Improves fault tolerance and resilience.

Stops cascading failures.

Cons

Requires sophisticated exception handling and monitoring.

Needs manual reset mechanisms.

Design Pattern 9: Externalized Configuration

Moves configuration out of the codebase into environment‑specific sources, reducing security risk and eliminating the need to rebuild for config changes.

Pros

Reduces security exposure.

Allows runtime configuration changes without recompilation.

Cons

Requires a framework that supports externalized configuration.

Design Pattern 10: Consumer‑Driven Contract Testing

Consumers define expectations (contracts) for provider APIs; providers run these contracts as part of their test suites to catch breaking changes early.

Pros

Detects provider changes quickly.

Improves robustness in large, multi‑team systems.

Enhances team autonomy.

Cons

Additional effort to create and maintain contracts.

Misaligned contracts can cause production failures.

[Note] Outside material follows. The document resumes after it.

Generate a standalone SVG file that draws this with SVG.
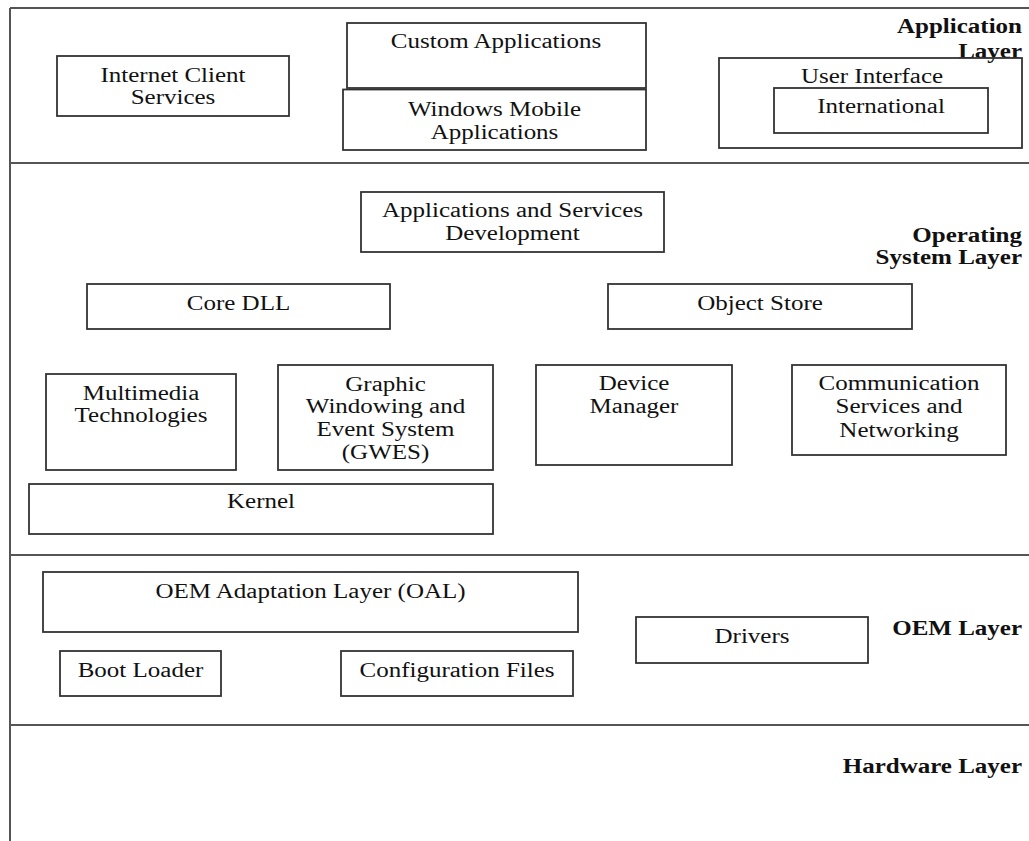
<svg xmlns="http://www.w3.org/2000/svg" width="1029" height="841" viewBox="0 0 1029 841">
<style>
.bg{fill:#ffffff}
.frame{fill:none;stroke:#555;stroke-width:2}
.box{fill:none;stroke:#333;stroke-width:1.8}
.t{font-family:"Liberation Serif","Times New Roman",serif;font-size:20px;fill:#111;text-anchor:middle}
.b{font-family:"Liberation Serif","Times New Roman",serif;font-size:20px;font-weight:bold;fill:#111;text-anchor:end}
</style>
<rect class="bg" x="0" y="0" width="1029" height="841"/>
<g id="frame">
<line class="frame" x1="10" y1="8" x2="10" y2="841"/>
<line class="frame" x1="10" y1="8" x2="1029" y2="8"/>
<line class="frame" x1="10" y1="163" x2="1029" y2="163"/>
<line class="frame" x1="10" y1="555" x2="1029" y2="555"/>
<line class="frame" x1="10" y1="725" x2="1029" y2="725"/>
</g>
<g id="layer-labels">
<text class="b" transform="translate(1022,33) scale(1.25,1)">Application</text>
<text class="b" transform="translate(1022,58) scale(1.25,1)">Layer</text>
<text class="b" transform="translate(1022,242) scale(1.25,1)">Operating</text>
<text class="b" transform="translate(1022,264) scale(1.25,1)">System Layer</text>
<text class="b" transform="translate(1022,635) scale(1.25,1)">OEM Layer</text>
<text class="b" transform="translate(1022,773) scale(1.25,1)">Hardware Layer</text>
</g>
<g id="internet-client-services">
<rect class="box" x="57" y="56" width="232" height="60"/>
<text class="t" transform="translate(173,82) scale(1.25,1)">Internet Client</text>
<text class="t" transform="translate(173,104) scale(1.25,1)">Services</text>
</g>
<g id="custom-applications">
<rect class="box" x="347" y="23" width="299" height="65"/>
<text class="t" transform="translate(496,48) scale(1.25,1)">Custom Applications</text>
</g>
<g id="windows-mobile-applications">
<rect class="box" x="343" y="89.5" width="303" height="60.5"/>
<text class="t" transform="translate(494.5,116) scale(1.25,1)">Windows Mobile</text>
<text class="t" transform="translate(494.5,139) scale(1.25,1)">Applications</text>
</g>
<g id="user-interface">
<rect class="box" x="719" y="58" width="303" height="90"/>
<text class="t" transform="translate(872,83) scale(1.25,1)">User Interface</text>
</g>
<g id="international">
<rect class="box" x="774" y="88" width="214" height="45"/>
<text class="t" transform="translate(881,113) scale(1.25,1)">International</text>
</g>
<g id="apps-services-dev">
<rect class="box" x="361" y="192" width="303" height="60"/>
<text class="t" transform="translate(512.5,217) scale(1.25,1)">Applications and Services</text>
<text class="t" transform="translate(512.5,240) scale(1.25,1)">Development</text>
</g>
<g id="core-dll">
<rect class="box" x="87" y="284" width="303" height="45"/>
<text class="t" transform="translate(238.5,310) scale(1.25,1)">Core DLL</text>
</g>
<g id="object-store">
<rect class="box" x="608" y="284" width="304" height="45"/>
<text class="t" transform="translate(760,310) scale(1.25,1)">Object Store</text>
</g>
<g id="multimedia">
<rect class="box" x="46" y="374" width="190" height="96"/>
<text class="t" transform="translate(141,400) scale(1.25,1)">Multimedia</text>
<text class="t" transform="translate(141,422) scale(1.25,1)">Technologies</text>
</g>
<g id="gwes">
<rect class="box" x="278" y="365" width="215" height="105"/>
<text class="t" transform="translate(385.5,391) scale(1.25,1)">Graphic</text>
<text class="t" transform="translate(385.5,413) scale(1.25,1)">Windowing and</text>
<text class="t" transform="translate(385.5,436) scale(1.25,1)">Event System</text>
<text class="t" transform="translate(385.5,459) scale(1.25,1)">(GWES)</text>
</g>
<g id="device-manager">
<rect class="box" x="536" y="365" width="196" height="100"/>
<text class="t" transform="translate(634,390) scale(1.25,1)">Device</text>
<text class="t" transform="translate(634,413) scale(1.25,1)">Manager</text>
</g>
<g id="communication">
<rect class="box" x="792" y="365" width="214" height="90"/>
<text class="t" transform="translate(899,390) scale(1.25,1)">Communication</text>
<text class="t" transform="translate(899,413) scale(1.25,1)">Services and</text>
<text class="t" transform="translate(899,437) scale(1.25,1)">Networking</text>
</g>
<g id="kernel">
<rect class="box" x="29" y="484" width="464" height="50"/>
<text class="t" transform="translate(261,508) scale(1.25,1)">Kernel</text>
</g>
<g id="oal">
<rect class="box" x="43" y="572" width="535" height="60"/>
<text class="t" transform="translate(310.5,598) scale(1.25,1)">OEM Adaptation Layer (OAL)</text>
</g>
<g id="drivers">
<rect class="box" x="636" y="617" width="232" height="46"/>
<text class="t" transform="translate(752,643) scale(1.25,1)">Drivers</text>
</g>
<g id="boot-loader">
<rect class="box" x="60" y="651" width="161" height="45"/>
<text class="t" transform="translate(140.5,677) scale(1.25,1)">Boot Loader</text>
</g>
<g id="configuration-files">
<rect class="box" x="341" y="651" width="232" height="45"/>
<text class="t" transform="translate(457,677) scale(1.25,1)">Configuration Files</text>
</g>
<g id="connectors"></g>
</svg>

In summary, microservice architecture offers scalability and long‑term benefits for large enterprise applications, but it is not a universal silver bullet. Teams should follow best practices and adopt the above reusable design patterns—especially database per service, event sourcing, CQRS, Saga, BFF, API gateway, circuit breaker, Strangler, externalized configuration, and consumer‑driven contract testing—to build robust, maintainable systems.